Int. Arch. Photogramm. Remote Sens. Spatial Inf. Sci., XLII-2/W11, 511-518, 2019
https://doi.org/10.5194/isprs-archives-XLII-2-W11-511-2019
© Author(s) 2019. This work is distributed under
the Creative Commons Attribution 4.0 License.

  04 May 2019

04 May 2019

SURVEY AND VIRTUAL RECONSTRUCTION OF ANCIENT ROMAN FLOORS IN AN ARCHAEOLOGICAL CONTEXT

L. Fazio1, M. Lo Brutto2, and G. Dardanelli2 L. Fazio et al.
  • 1Department Cultures and Societies, University of Palermo, Italy
  • 2Department of Engineering, University of Palermo, Italy

Keywords: Virtual reconstruction, Archaeology, 3D Model, Close-range Photogrammetry, Structure-from-Motion

Abstract.

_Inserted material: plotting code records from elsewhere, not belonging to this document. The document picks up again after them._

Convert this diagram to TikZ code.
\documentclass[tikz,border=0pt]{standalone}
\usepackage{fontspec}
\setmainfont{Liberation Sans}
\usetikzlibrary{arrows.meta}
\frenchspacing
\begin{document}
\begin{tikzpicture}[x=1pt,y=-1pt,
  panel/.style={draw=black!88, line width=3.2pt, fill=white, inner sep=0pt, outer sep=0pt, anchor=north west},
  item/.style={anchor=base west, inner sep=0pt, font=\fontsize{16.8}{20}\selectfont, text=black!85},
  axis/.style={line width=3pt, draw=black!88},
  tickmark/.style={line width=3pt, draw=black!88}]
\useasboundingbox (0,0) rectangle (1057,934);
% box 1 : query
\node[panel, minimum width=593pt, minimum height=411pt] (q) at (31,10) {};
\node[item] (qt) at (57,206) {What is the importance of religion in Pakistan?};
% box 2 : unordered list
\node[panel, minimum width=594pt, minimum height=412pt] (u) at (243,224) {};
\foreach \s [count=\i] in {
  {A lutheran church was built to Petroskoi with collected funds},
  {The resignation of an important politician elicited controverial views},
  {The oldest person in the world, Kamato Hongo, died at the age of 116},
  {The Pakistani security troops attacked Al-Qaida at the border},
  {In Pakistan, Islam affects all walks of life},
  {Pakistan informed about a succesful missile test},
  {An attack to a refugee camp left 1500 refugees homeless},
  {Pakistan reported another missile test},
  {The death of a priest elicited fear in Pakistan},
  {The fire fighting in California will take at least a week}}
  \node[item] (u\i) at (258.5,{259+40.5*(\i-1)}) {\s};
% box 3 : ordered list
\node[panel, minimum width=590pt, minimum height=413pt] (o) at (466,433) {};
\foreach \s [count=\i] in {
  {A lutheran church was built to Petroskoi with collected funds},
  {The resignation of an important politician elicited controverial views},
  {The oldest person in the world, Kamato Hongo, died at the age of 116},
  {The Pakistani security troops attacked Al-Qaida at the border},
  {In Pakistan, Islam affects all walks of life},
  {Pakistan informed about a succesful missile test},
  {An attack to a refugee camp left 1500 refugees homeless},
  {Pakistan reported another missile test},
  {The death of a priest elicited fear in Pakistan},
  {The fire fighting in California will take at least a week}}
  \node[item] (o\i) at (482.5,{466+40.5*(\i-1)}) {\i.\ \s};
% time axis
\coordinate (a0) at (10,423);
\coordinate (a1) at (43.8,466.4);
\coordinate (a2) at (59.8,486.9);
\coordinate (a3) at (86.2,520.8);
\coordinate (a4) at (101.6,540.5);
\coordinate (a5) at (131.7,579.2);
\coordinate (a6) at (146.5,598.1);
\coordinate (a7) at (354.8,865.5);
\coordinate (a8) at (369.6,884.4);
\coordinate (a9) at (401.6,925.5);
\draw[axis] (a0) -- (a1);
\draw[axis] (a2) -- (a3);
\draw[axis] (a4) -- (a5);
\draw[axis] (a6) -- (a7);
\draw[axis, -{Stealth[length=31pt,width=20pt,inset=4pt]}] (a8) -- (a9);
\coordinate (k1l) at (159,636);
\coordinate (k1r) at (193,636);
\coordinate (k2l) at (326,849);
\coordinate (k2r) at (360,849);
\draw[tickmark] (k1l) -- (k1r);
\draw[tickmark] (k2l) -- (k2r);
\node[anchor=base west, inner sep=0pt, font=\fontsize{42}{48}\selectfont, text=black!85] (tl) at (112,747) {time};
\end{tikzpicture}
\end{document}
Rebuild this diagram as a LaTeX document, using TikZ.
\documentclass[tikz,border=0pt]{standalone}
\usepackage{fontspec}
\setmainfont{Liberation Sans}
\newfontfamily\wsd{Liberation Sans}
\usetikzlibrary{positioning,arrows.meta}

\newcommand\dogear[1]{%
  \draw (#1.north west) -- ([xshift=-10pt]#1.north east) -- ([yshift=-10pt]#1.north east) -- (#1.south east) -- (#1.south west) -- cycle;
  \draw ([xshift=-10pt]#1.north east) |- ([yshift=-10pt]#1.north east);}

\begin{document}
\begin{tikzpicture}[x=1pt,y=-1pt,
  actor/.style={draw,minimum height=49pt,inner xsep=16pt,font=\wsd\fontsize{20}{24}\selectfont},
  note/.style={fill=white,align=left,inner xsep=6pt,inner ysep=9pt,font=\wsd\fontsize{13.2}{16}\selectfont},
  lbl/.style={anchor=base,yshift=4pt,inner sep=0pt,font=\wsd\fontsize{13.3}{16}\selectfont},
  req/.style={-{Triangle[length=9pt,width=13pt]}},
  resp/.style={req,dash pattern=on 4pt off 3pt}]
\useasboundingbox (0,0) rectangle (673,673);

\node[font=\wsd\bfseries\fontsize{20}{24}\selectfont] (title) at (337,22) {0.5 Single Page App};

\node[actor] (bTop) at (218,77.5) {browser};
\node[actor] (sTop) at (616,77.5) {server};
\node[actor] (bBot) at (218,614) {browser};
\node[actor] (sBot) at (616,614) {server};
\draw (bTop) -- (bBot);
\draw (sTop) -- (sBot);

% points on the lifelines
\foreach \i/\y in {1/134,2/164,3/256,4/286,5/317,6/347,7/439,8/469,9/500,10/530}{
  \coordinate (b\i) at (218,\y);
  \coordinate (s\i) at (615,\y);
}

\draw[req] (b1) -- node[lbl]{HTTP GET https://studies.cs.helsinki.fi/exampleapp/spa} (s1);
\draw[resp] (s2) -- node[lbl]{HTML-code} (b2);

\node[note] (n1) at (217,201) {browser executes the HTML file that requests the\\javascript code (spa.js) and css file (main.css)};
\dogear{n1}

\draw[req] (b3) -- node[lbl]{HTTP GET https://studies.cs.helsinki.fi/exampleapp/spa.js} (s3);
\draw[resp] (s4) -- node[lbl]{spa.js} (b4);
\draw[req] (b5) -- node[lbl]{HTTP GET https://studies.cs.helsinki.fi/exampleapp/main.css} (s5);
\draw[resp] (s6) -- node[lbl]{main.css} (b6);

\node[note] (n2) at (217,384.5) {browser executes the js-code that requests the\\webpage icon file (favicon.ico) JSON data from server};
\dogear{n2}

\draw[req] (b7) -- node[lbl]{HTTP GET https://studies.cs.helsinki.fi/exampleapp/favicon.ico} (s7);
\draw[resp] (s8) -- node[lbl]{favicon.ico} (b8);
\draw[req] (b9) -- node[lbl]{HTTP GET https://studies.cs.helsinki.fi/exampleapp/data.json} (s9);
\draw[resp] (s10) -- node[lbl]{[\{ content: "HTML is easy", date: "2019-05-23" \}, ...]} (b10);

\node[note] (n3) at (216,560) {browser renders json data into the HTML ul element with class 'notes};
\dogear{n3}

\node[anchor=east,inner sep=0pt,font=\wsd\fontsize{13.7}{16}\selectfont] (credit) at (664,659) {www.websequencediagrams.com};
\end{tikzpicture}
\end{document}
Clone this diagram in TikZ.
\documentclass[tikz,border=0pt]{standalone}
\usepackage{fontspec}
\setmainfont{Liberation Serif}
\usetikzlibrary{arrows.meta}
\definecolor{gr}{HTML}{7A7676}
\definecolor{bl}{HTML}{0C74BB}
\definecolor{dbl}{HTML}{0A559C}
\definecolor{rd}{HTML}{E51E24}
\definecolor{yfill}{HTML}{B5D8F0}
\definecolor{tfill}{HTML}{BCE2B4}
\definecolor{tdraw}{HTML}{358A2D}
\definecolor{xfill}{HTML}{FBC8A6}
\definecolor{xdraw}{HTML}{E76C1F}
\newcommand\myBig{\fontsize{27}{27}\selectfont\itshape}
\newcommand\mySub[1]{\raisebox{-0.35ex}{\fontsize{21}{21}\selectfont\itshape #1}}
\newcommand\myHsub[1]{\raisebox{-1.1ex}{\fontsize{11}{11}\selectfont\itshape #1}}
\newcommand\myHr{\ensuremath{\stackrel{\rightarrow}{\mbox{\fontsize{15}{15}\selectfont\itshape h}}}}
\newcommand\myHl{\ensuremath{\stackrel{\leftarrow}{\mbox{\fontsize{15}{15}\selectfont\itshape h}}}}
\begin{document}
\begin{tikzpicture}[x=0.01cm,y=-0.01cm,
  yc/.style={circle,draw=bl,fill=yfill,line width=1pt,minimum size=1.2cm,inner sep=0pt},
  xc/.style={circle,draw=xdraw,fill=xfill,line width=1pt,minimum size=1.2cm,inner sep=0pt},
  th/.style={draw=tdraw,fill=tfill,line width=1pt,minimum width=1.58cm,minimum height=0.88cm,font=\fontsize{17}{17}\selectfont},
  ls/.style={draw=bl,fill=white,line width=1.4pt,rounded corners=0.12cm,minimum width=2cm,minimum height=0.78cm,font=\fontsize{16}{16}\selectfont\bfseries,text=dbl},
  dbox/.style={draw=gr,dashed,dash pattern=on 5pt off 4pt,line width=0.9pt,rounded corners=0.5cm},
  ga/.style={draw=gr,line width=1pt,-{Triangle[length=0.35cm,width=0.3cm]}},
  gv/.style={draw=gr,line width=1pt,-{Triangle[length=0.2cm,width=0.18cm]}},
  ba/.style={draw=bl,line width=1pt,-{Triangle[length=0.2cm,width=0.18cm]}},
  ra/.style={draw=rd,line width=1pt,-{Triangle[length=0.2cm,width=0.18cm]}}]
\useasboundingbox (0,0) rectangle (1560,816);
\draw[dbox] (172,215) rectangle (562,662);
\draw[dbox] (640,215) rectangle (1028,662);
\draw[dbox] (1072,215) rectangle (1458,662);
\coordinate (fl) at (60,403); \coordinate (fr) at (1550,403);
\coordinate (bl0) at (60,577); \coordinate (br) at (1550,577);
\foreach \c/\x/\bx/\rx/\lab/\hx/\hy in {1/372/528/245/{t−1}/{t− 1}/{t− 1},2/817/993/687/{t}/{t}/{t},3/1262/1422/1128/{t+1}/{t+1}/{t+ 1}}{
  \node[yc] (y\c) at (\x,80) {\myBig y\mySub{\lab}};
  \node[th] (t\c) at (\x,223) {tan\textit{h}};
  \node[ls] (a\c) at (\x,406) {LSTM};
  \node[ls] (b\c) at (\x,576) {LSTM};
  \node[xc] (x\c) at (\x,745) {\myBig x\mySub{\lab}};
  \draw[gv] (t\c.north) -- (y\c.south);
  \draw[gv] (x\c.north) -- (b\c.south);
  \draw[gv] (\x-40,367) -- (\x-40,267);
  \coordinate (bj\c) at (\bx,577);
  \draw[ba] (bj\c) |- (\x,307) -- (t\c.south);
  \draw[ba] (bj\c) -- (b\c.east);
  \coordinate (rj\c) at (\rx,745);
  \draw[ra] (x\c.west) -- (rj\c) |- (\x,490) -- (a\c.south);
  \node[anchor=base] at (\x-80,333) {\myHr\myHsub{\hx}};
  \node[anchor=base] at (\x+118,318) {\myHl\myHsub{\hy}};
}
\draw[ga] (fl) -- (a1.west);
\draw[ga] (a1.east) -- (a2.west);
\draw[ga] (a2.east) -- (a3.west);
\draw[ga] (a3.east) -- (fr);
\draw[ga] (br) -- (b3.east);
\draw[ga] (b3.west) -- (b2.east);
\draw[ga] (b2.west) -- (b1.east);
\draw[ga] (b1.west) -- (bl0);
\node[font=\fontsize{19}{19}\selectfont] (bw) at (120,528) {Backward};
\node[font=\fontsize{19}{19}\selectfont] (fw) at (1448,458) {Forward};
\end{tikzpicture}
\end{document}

Despite the consistent development of approaches aimed at the virtual reconstruction of whole houses or archaeological monuments, the variety of technologies involved in virtual reconstruction procedures and the complexity of a rigorous process to provide validation models, seems to limit a univocal and shared standards adoption. For example, compared to the large number of contributions on the virtual reconstruction of whole architectures or cultural heritage sites, only a few works have proposed a rigorous workflow specific to mosaics and ancient floors and to their virtual reconstruction. The goal of this work is to present the first results on the virtual reconstruction of the "Temple of Isis" in Marsala (Italy); in particular, the work is aimed at the virtual reconstruction of the mosaic and the opus spicatum floor still preserved in situ. A close-range photogrammetric survey was carried out in order to provide a detailed floors 3D reconstruction; a structure-from-motion photogrammetry approach was employed to obtain a detailed 2D and 3D documentation with millimetric accuracy and high level of colour fidelity. Thanks to the photogrammetric products, accurate virtual restoration/reconstruction of the whole floor surfaces was conducted in a rigorous way and as close as possible to the historical reality.